Kicking the correspondent on the Coriolanus, one remains,
Sir Charles Grandiose

Lord Blunkett writes:

Dear Sir Charles,

I humbly seek your advice, for I am but a lowly man unworthy of your level of intellect. 

My problem is thus; for some time now I have been aware that one isn't exactly like all the other Earls, but more recently a more pressing concern has come to light.  My violent mood swings I can accept, the aliens broadcasting their mind-control rays I have blocked with my foil headpiece, yet my - shall we say - less than stable imaginings. 

For example, I find myself calmly contemplating murder, only of the lower classes you realise - nobody that counts - but still, I worry that I am not normal.  Please convince me otherwise.

Yours faithfully,
Earl G. Blunkett of Ferrets (the place, not the small rodent)

Sir Charles replies:

Lord Blunkett,

It is true that one has persuasive powers beyond the ken of most men. It is true that one once persuaded an undersized slug that it would be an ideal candidate for Prime Minister of the United Kingdom. It is also true that one convinced Margaret Thatcher that a little rouge wouldn't at all detract from the steely authority with which she wielded her power.

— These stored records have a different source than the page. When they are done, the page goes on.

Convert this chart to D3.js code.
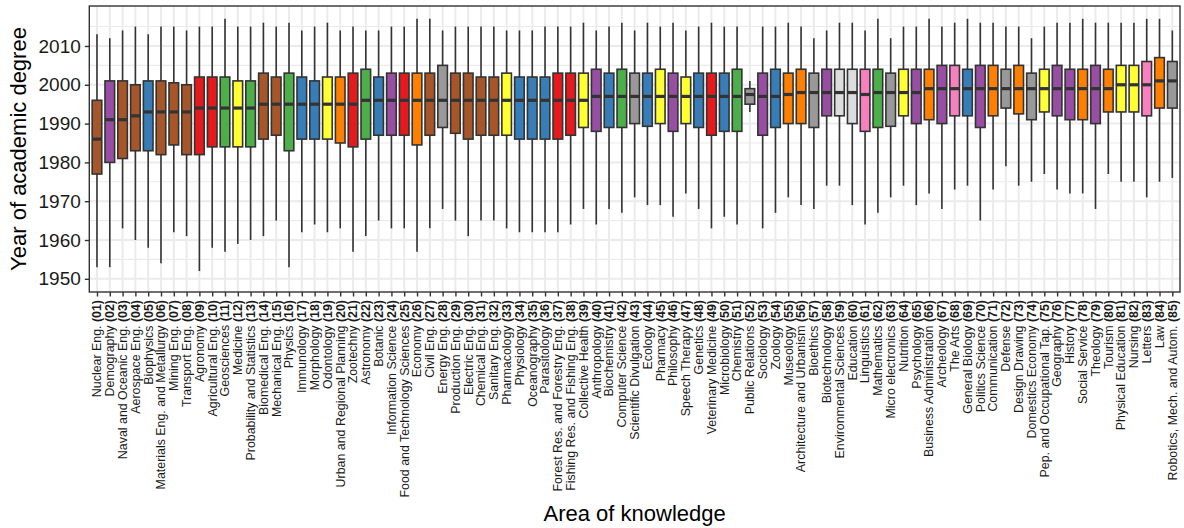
<!DOCTYPE html>
<html>
<head>
<meta charset="utf-8">
<script src="https://cdn.jsdelivr.net/npm/d3@7"></script>
<style>
  html, body { margin: 0; padding: 0; background: #fff; }
  svg { display: block; font-family: "Liberation Sans", Arial, Helvetica, sans-serif; }
</style>
</head>
<body>
<svg id="chart" width="1184" height="528"></svg>
<script>
// Areas of knowledge, in plotting order
const areas = [
  "Nuclear Eng.", "Demography", "Naval and Oceanic Eng.", "Aerospace Eng.", "Biophysics",
  "Materials Eng. and Metallurgy", "Mining Eng.", "Transport Eng.", "Agronomy", "Agricultural Eng.",
  "Geosciences", "Medicine", "Probability and Statistics", "Biomedical Eng.", "Mechanical Eng.",
  "Physics", "Immunology", "Morphology", "Odontology", "Urban and Regional Planning",
  "Zootechny", "Astronomy", "Botanic", "Information Science", "Food and Technology Sciences",
  "Economy", "Civil Eng.", "Energy Eng.", "Production Eng.", "Electric Eng.",
  "Chemical Eng.", "Sanitary Eng.", "Pharmacology", "Physiology", "Oceanography",
  "Parasitology", "Forest Res. and Forestry Eng.", "Fishing Res. and Fishing Eng.", "Collective Health", "Anthropology",
  "Biochemistry", "Computer Science", "Scientific Divulgation", "Ecology", "Pharmacy",
  "Philosophy", "Speech Therapy", "Genetics", "Veterinary Medicine", "Microbiology",
  "Chemistry", "Public Relations", "Sociology", "Zoology", "Museology",
  "Architecture and Urbanism", "Bioethics", "Biotechnology", "Environmental Sciences", "Education",
  "Linguistics", "Mathematics", "Micro electronics", "Nutrition", "Psychology",
  "Business Administration", "Archeology", "The Arts", "General Biology", "Politics Science",
  "Communication", "Defense", "Design Drawing", "Domestics Economy", "Pep. and Occupational Tap.",
  "Geography", "History", "Social Service", "Theology", "Tourism",
  "Physical Education", "Nursing", "Letters", "Law", "Robotics, Mech. and Autom."
];

// Grouping of each area (used for the fill colour)
const groups = [
  "ENG", "HUM", "ENG", "ENG", "BIO", "ENG", "ENG", "ENG", "AGR", "AGR",
  "EXA", "HEA", "EXA", "ENG", "ENG", "EXA", "BIO", "BIO", "HEA", "SOC",
  "AGR", "EXA", "BIO", "HUM", "AGR", "SOC", "ENG", "MUL", "ENG", "ENG",
  "ENG", "ENG", "HEA", "BIO", "BIO", "BIO", "AGR", "AGR", "HEA", "HUM",
  "BIO", "EXA", "MUL", "BIO", "HEA", "HUM", "HEA", "BIO", "AGR", "BIO",
  "EXA", "MUL", "HUM", "BIO", "SOC", "SOC", "MUL", "HUM", "OTH", "OTH",
  "LET", "EXA", "MUL", "HEA", "HUM", "SOC", "HUM", "LET", "BIO", "HUM",
  "SOC", "MUL", "SOC", "MUL", "HEA", "HUM", "HUM", "SOC", "HUM", "SOC",
  "HEA", "HEA", "LET", "SOC", "MUL"
];

// Box plot statistics: lower whisker, first quartile, median, third quartile, upper whisker
const whiskerLow = [
  1953, 1953, 1963, 1960, 1958, 1954, 1962, 1961, 1952, 1958,
  1957, 1959, 1960, 1961, 1965, 1953, 1962, 1964, 1962, 1963,
  1957, 1961, 1965, 1963, 1963, 1957, 1963, 1968, 1965, 1961,
  1965, 1965, 1963, 1962, 1962, 1962, 1962, 1964, 1968, 1964,
  1968, 1967, 1971, 1969, 1969, 1966, 1972, 1968, 1963, 1966,
  1964, 1993, 1963, 1967, 1971, 1969, 1968, 1974, 1974, 1969,
  1964, 1967, 1971, 1974, 1969, 1972, 1968, 1973, 1974, 1965,
  1973, 1979, 1974, 1975, 1977, 1973, 1972, 1972, 1968, 1977,
  1975, 1975, 1971, 1975, 1976
];
const q1 = [
  1977, 1980, 1981, 1983, 1983, 1982, 1984.5, 1982, 1982, 1984,
  1984, 1984, 1984, 1986, 1987, 1983, 1986, 1986, 1986, 1985,
  1984, 1986, 1987, 1987, 1987, 1984.5, 1987, 1989, 1987.5, 1986,
  1987, 1987, 1987, 1986, 1986, 1986, 1986, 1987, 1989, 1988,
  1989, 1989, 1990, 1989.3, 1990, 1988, 1990, 1989, 1987, 1988,
  1988, 1995, 1987, 1989, 1990, 1990, 1989, 1992, 1992, 1990,
  1988, 1989, 1989.3, 1992, 1990, 1991, 1990, 1992, 1992, 1989,
  1992, 1994, 1992.5, 1991, 1993, 1992, 1991, 1991, 1990, 1993,
  1993, 1993, 1992, 1994, 1994
];
const median = [
  1986, 1991, 1991, 1992, 1993, 1993, 1993, 1993, 1994, 1994,
  1994, 1994, 1994, 1995, 1995, 1995, 1995, 1995, 1995, 1995,
  1995, 1996, 1996, 1996, 1996, 1996, 1996, 1996, 1996, 1996,
  1996, 1996, 1996, 1996, 1996, 1996, 1996, 1996, 1996, 1997,
  1997, 1997, 1997, 1997, 1997, 1997, 1997, 1997, 1997, 1997,
  1997, 1997.5, 1997, 1997, 1997.5, 1998, 1998, 1998, 1998, 1998,
  1997.5, 1998, 1998, 1998, 1998, 1999, 1999, 1999, 1999, 1999,
  1999, 1999, 1999, 1999, 1999, 1999, 1999, 1999, 1999, 1999,
  2000, 2000, 2000, 2001, 2001
];
const q3 = [
  1996, 2001, 2001, 2000, 2001, 2001, 2000.5, 2000, 2002, 2002,
  2002, 2001, 2001, 2003, 2002, 2003, 2002, 2001, 2002, 2002,
  2003, 2004, 2002, 2003, 2003, 2003, 2003, 2005, 2003, 2003,
  2002, 2002, 2003, 2002, 2002, 2002, 2003, 2003, 2003, 2004,
  2003, 2004, 2003, 2003, 2004, 2003, 2002, 2003, 2003, 2003,
  2004, 1999, 2003, 2004, 2003, 2004, 2003, 2004, 2004, 2004,
  2004, 2004, 2003, 2004, 2004, 2004, 2005, 2005, 2004, 2005,
  2005, 2004, 2005, 2003, 2004, 2005, 2004, 2004, 2005, 2004,
  2005, 2005, 2006, 2007, 2006
];
const whiskerHigh = [
  2013, 2012, 2014, 2015, 2013, 2015, 2015, 2014, 2015, 2015,
  2017, 2015, 2015, 2016, 2015, 2016, 2014, 2015, 2016, 2014,
  2015, 2014, 2014, 2015, 2015, 2017, 2017, 2014, 2015, 2015,
  2015, 2015, 2014, 2014, 2014, 2015, 2015, 2015, 2016, 2014,
  2015, 2016, 2014, 2016, 2015, 2016, 2014, 2015, 2016, 2015,
  2015, 2001, 2015, 2015, 2016, 2015, 2012, 2014, 2016, 2016,
  2014, 2017, 2012, 2015, 2015, 2017, 2015, 2016, 2017, 2016,
  2016, 2015, 2015, 2012, 2015, 2016, 2016, 2017, 2016, 2016,
  2016, 2016, 2017, 2017, 2014
];

const yearTicks = [1950, 1960, 1970, 1980, 1990, 2000, 2010];
const yearMinor = [1955, 1965, 1975, 1985, 1995, 2005, 2015];

// Group colours (ColorBrewer Set1 plus a light grey)
const groupColor = d3.scaleOrdinal()
  .domain(["AGR", "BIO", "EXA", "HUM", "SOC", "HEA", "ENG", "LET", "MUL", "OTH"])
  .range(["#E41A1C", "#377EB8", "#4DAF4A", "#984EA3", "#FF7F00", "#FFFF33", "#A65628", "#F781BF", "#999999", "#DDDDDD"]);

const data = areas.map((name, i) => ({
  name, code: d3.format("02d")(i + 1), group: groups[i],
  lo: whiskerLow[i], q1: q1[i], med: median[i], q3: q3[i], hi: whiskerHigh[i]
}));

const svg = d3.select("#chart");
const panel = { left: 89.3, right: 1180, top: 6, bottom: 292 };

const x = d3.scalePoint()
  .domain(areas)
  .range([panel.left, panel.right])
  .padding(0.6);

const y = d3.scaleLinear()
  .domain([1946.6, 2020.3])
  .range([panel.bottom, panel.top]);

const boxW = x.step() * 0.75;
const ink = "#333333";
const gridCol = "#EBEBEB";

// Background grid
const grid = svg.append("g");
grid.selectAll("line.minor").data(yearMinor).join("line")
  .attr("x1", panel.left).attr("x2", panel.right)
  .attr("y1", d => y(d)).attr("y2", d => y(d))
  .attr("stroke", gridCol).attr("stroke-width", 1.1);
grid.selectAll("line.major").data(yearTicks).join("line")
  .attr("x1", panel.left).attr("x2", panel.right)
  .attr("y1", d => y(d)).attr("y2", d => y(d))
  .attr("stroke", gridCol).attr("stroke-width", 2);
grid.selectAll("line.vert").data(areas).join("line")
  .attr("x1", d => x(d)).attr("x2", d => x(d))
  .attr("y1", panel.top).attr("y2", panel.bottom)
  .attr("stroke", gridCol).attr("stroke-width", 2);

// Box plots
const boxes = svg.append("g").selectAll("g").data(data).join("g");
boxes.append("line")
  .attr("x1", d => x(d.name)).attr("x2", d => x(d.name))
  .attr("y1", d => y(d.hi)).attr("y2", d => y(d.lo))
  .attr("stroke", ink).attr("stroke-width", 1.6);
boxes.append("rect")
  .attr("x", d => x(d.name) - boxW / 2)
  .attr("width", boxW)
  .attr("y", d => y(d.q3))
  .attr("height", d => y(d.q1) - y(d.q3))
  .attr("fill", d => groupColor(d.group))
  .attr("stroke", ink).attr("stroke-width", 1.6);
boxes.append("line")
  .attr("x1", d => x(d.name) - boxW / 2).attr("x2", d => x(d.name) + boxW / 2)
  .attr("y1", d => y(d.med)).attr("y2", d => y(d.med))
  .attr("stroke", ink).attr("stroke-width", 3.2);

// Panel border
svg.append("rect")
  .attr("x", panel.left).attr("y", panel.top)
  .attr("width", panel.right - panel.left).attr("height", panel.bottom - panel.top)
  .attr("fill", "none").attr("stroke", ink).attr("stroke-width", 1.4);

// Y axis
const yAxis = svg.append("g")
  .attr("transform", `translate(${panel.left},0)`)
  .call(d3.axisLeft(y).tickValues(yearTicks).tickFormat(d3.format("d")).tickSize(4.5).tickPadding(4));
yAxis.select(".domain").remove();
yAxis.selectAll(".tick line").attr("stroke", ink).attr("stroke-width", 1.4);
yAxis.selectAll(".tick text")
  .attr("fill", "#1a1a1a").style("font-size", "19px")
  .style("font-family", "'Liberation Sans', Arial, sans-serif");

// X axis ticks
const xAxis = svg.append("g")
  .attr("transform", `translate(0,${panel.bottom})`)
  .call(d3.axisBottom(x).tickSize(4.5).tickFormat(""));
xAxis.select(".domain").remove();
xAxis.selectAll(".tick line").attr("stroke", ink).attr("stroke-width", 1.4);

// X tick labels: area name followed by its bold number
const labels = svg.append("g").selectAll("text").data(data).join("text")
  .attr("transform", d => `translate(${x(d.name)},300) rotate(-90)`)
  .attr("text-anchor", "end")
  .attr("dy", "0.35em")
  .attr("fill", "#1a1a1a")
  .style("font-size", "12.4px");
labels.append("tspan").text(d => d.name + " ");
labels.append("tspan").attr("font-weight", "bold").text(d => `(${d.code})`);

// Axis titles
svg.append("text")
  .attr("transform", `translate(26,${(panel.top + panel.bottom) / 2}) rotate(-90)`)
  .attr("text-anchor", "middle")
  .attr("fill", "#000")
  .style("font-size", "22px")
  .text("Year of academic degree");

svg.append("text")
  .attr("x", (panel.left + panel.right) / 2)
  .attr("y", 521)
  .attr("text-anchor", "middle")
  .attr("fill", "#000")
  .style("font-size", "22px")
  .text("Area of knowledge");
</script>
</body>
</html>
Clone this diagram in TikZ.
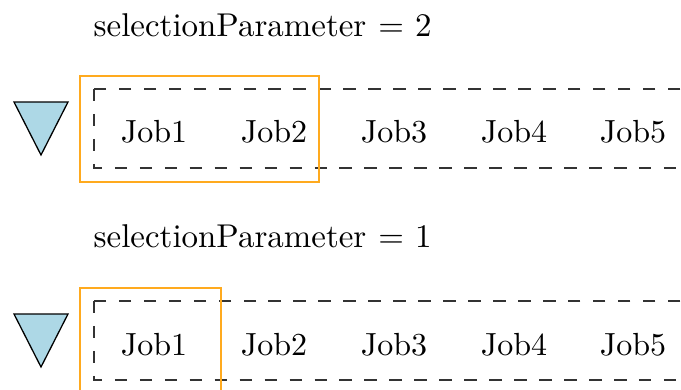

Yet one would be more likely to convince Mr Seamus McDissipated of Licquorville, New Alesborough, the very man who invented the 'Leaning Tower of Vodka' and whose booze-laden coat is often wafted over pots of coq au vin to give it that authentic flavour of heavy alcohol, to become a teetotaler, than one would to convince the correspondent that he is normal.

And not even going to try, one remains,
Sir Charles Grandiose

Sandra writes:

Picture: Squashed Like A Pancakedear sir charles,

i am a teen who is caught in between two men.  one of them is the one i love, and the other is just a crush, who i like a lot. what do i do?


Sir Charles replies:

My girl,

There is such a thing as being too polite. Merely excuse yourself, extricate yourself from between them, and ask them not to stand quite so close in the future.